Unlike both Dooce and Twisty, I do comprehensively entertain the idea that, although my preferences and behaviour have undoubtedly been moulded by coercive cultural standards, I own those preferences, and I think it’s okay for other women to own theirs, build a pink frilly tent around them, if they want. Here’s my point: society is inherently coercive. All human customs and practices are coerced, and there are probably few parts of my identity, or anyone else’s, that aren’t a result of societal pressure. Rebelling against those pressures is also a reaction to and therefore a result of them. I don’t think there’s anything wrong with identifying and criticising those pressures, obviously, or I wouldn’t be a feminist. Unravelling the complex pattern of mutual contracts that constitute human interaction is crucial to the synthesis of a new, less oppressive system. IT’S ALL A RICH TAPESTRY, OK.

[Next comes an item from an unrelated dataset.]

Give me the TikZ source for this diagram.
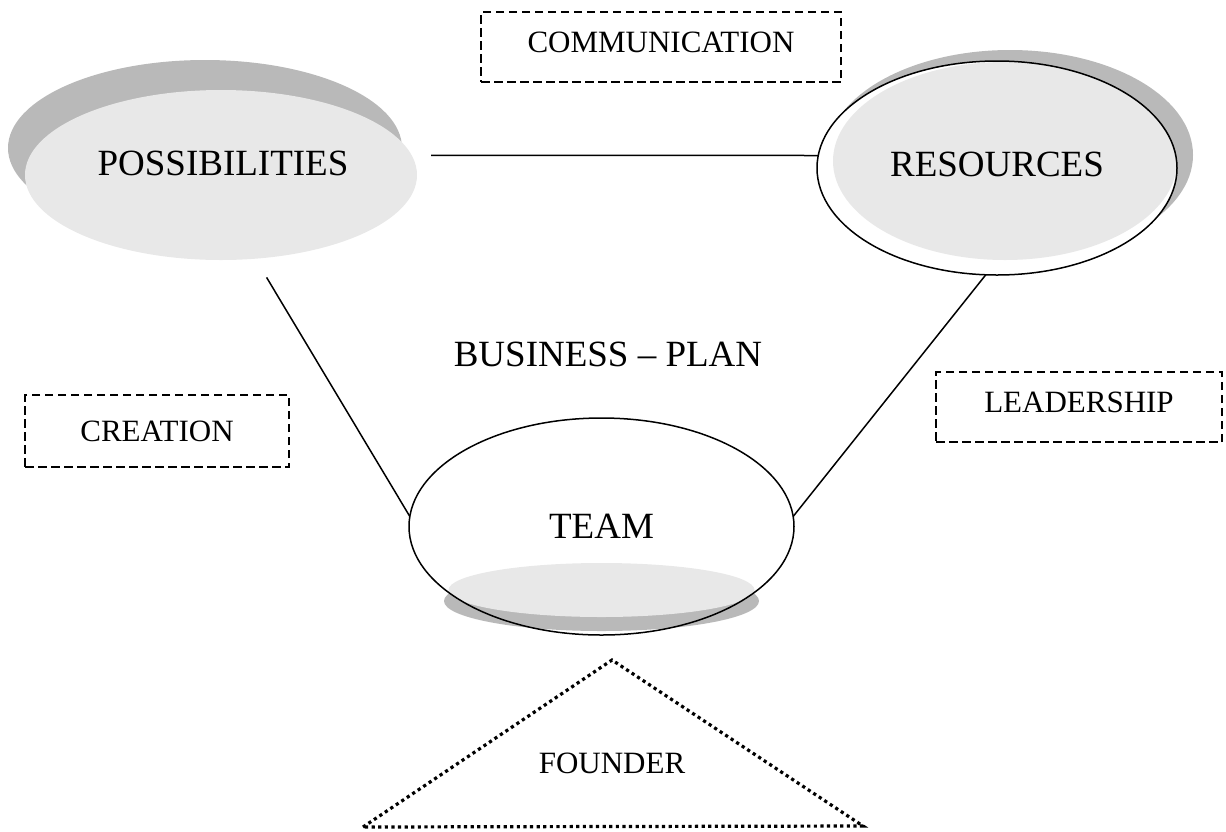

But the pervasive tone of condescension that Twisty, and many radfems, have towards women who make patriarchally acceptable choices, really burns my cookies (gasp! My feminine, stain-resistant apron is showing!). Twisty tends to acknowledge that women “do what they have to to get by”, characterising femininity as a survival technique. But I think it’s okay to enjoy those survival techniques, whilst acknowledging that they’re at least partially the result of societal coercion. Everything’s the result of societal coercion; it’s not a big deal to do things in accordance with it. Resisting those forces through personal behaviour works for some people, and it works for me a lot of the time. It’s cool. But if wearing marriage and eating makeup genuinely, thoroughly makes you happy, fucking go for it, for the love of god. Embrace it. Cover your hat in high heels and nuzzle all the pink shit. I’m certainly not going to judge you, and I don’t think you owe it to feminism or anyone else to do anything you don’t honestly enjoy.

Guilt is bad for you. brb, I gotta go and adjust my lacy underwear.